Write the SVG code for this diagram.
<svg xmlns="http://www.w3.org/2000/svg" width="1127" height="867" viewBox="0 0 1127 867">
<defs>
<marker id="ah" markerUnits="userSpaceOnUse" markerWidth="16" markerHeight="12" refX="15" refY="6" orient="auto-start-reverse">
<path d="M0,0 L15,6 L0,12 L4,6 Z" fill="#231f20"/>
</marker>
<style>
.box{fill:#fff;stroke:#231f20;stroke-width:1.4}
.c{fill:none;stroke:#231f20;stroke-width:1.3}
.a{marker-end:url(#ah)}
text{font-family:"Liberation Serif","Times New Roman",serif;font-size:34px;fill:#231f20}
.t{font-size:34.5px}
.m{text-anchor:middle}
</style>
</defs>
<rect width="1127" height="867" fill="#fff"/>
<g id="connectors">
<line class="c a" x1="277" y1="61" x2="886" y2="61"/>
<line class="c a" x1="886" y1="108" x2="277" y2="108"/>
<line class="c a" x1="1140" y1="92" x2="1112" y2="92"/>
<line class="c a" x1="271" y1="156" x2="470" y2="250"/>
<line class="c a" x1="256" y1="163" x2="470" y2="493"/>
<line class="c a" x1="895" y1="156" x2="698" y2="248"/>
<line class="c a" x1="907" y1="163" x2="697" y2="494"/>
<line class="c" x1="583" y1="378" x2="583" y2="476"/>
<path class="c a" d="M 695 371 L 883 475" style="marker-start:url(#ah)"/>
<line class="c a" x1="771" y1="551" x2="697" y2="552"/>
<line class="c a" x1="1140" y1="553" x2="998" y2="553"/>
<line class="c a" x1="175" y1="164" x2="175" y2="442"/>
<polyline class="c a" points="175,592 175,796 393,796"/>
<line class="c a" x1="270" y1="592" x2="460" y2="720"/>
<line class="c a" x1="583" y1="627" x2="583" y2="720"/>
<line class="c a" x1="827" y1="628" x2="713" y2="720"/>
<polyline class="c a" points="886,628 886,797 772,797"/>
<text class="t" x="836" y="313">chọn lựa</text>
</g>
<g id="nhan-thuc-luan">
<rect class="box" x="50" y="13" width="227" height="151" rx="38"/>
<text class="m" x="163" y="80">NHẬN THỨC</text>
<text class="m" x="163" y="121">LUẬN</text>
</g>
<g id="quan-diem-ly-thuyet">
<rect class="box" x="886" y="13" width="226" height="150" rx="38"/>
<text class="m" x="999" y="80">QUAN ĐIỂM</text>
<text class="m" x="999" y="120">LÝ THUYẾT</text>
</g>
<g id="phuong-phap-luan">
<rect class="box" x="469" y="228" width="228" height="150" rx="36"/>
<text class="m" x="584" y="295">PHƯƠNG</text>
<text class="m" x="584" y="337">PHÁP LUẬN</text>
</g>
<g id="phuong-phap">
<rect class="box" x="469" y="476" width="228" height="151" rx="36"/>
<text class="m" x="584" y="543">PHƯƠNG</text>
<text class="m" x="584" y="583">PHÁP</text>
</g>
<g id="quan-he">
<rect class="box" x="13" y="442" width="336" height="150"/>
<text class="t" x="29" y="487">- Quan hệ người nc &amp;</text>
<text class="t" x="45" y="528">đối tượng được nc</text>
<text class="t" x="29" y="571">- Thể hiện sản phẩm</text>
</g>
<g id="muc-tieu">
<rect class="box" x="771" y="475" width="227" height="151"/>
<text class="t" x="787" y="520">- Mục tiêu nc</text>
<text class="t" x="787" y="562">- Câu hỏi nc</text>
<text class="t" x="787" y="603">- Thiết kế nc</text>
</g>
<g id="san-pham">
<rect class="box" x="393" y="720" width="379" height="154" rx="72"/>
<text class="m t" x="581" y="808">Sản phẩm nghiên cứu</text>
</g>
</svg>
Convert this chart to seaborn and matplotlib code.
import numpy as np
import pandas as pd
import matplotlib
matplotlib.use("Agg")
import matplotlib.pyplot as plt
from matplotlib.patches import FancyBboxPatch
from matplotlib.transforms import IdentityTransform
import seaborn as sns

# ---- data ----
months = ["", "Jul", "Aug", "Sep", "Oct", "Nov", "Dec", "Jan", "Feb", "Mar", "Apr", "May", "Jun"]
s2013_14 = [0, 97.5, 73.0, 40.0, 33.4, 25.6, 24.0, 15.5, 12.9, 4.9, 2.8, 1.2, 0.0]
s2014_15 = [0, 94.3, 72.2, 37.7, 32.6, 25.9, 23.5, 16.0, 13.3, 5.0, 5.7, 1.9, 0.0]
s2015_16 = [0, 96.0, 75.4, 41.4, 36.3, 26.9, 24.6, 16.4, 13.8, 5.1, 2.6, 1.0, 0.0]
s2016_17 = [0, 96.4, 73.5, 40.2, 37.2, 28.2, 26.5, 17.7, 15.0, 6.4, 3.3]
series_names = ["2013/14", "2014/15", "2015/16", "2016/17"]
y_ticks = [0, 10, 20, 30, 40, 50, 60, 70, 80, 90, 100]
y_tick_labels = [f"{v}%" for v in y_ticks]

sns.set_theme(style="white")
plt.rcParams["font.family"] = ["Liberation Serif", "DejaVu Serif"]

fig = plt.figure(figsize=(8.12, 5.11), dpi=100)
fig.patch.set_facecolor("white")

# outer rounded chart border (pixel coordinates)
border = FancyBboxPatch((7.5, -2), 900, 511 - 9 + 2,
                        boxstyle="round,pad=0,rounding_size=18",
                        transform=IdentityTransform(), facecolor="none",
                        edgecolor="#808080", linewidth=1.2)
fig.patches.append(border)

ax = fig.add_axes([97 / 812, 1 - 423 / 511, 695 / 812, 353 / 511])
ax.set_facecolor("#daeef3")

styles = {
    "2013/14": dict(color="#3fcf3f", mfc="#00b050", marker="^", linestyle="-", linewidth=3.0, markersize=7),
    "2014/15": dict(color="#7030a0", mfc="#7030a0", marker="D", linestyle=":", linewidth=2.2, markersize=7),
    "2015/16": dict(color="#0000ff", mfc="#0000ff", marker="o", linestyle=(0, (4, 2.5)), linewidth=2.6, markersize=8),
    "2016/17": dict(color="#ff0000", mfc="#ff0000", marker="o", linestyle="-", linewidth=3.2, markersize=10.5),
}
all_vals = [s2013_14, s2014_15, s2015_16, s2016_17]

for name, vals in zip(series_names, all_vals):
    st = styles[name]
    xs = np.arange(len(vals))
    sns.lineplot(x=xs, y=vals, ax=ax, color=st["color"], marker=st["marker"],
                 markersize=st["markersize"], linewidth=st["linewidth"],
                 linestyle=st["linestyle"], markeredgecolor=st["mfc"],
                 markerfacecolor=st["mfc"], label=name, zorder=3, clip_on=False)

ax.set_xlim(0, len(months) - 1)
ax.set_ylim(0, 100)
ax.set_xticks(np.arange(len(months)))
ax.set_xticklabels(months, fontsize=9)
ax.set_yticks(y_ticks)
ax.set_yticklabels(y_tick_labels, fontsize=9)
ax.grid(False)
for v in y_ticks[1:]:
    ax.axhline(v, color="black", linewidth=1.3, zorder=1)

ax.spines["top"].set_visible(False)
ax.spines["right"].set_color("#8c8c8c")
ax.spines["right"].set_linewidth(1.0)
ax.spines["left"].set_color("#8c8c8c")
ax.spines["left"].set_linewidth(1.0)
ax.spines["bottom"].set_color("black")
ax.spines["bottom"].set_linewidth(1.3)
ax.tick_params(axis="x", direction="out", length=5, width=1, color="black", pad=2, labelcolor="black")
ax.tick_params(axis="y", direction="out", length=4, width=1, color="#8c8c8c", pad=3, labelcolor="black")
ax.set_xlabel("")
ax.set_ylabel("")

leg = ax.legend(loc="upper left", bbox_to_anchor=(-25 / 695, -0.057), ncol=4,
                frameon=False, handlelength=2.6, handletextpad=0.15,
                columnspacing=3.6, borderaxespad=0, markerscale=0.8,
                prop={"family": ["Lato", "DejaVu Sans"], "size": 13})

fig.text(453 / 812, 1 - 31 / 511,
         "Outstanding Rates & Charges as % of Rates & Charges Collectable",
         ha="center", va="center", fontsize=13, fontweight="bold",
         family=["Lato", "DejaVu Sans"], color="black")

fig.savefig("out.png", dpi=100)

════════════════

Each line from the one containing "Convert this chart" through the one containing "v in y_ticks]" must be retyped exactly, the first and last of these included.

Solution to the exercise:
Convert this chart to seaborn and matplotlib code.
import numpy as np
import pandas as pd
import matplotlib
matplotlib.use("Agg")
import matplotlib.pyplot as plt
from matplotlib.patches import FancyBboxPatch
from matplotlib.transforms import IdentityTransform
import seaborn as sns

# ---- data ----
months = ["", "Jul", "Aug", "Sep", "Oct", "Nov", "Dec", "Jan", "Feb", "Mar", "Apr", "May", "Jun"]
s2013_14 = [0, 97.5, 73.0, 40.0, 33.4, 25.6, 24.0, 15.5, 12.9, 4.9, 2.8, 1.2, 0.0]
s2014_15 = [0, 94.3, 72.2, 37.7, 32.6, 25.9, 23.5, 16.0, 13.3, 5.0, 5.7, 1.9, 0.0]
s2015_16 = [0, 96.0, 75.4, 41.4, 36.3, 26.9, 24.6, 16.4, 13.8, 5.1, 2.6, 1.0, 0.0]
s2016_17 = [0, 96.4, 73.5, 40.2, 37.2, 28.2, 26.5, 17.7, 15.0, 6.4, 3.3]
series_names = ["2013/14", "2014/15", "2015/16", "2016/17"]
y_ticks = [0, 10, 20, 30, 40, 50, 60, 70, 80, 90, 100]
y_tick_labels = [f"{v}%" for v in y_ticks]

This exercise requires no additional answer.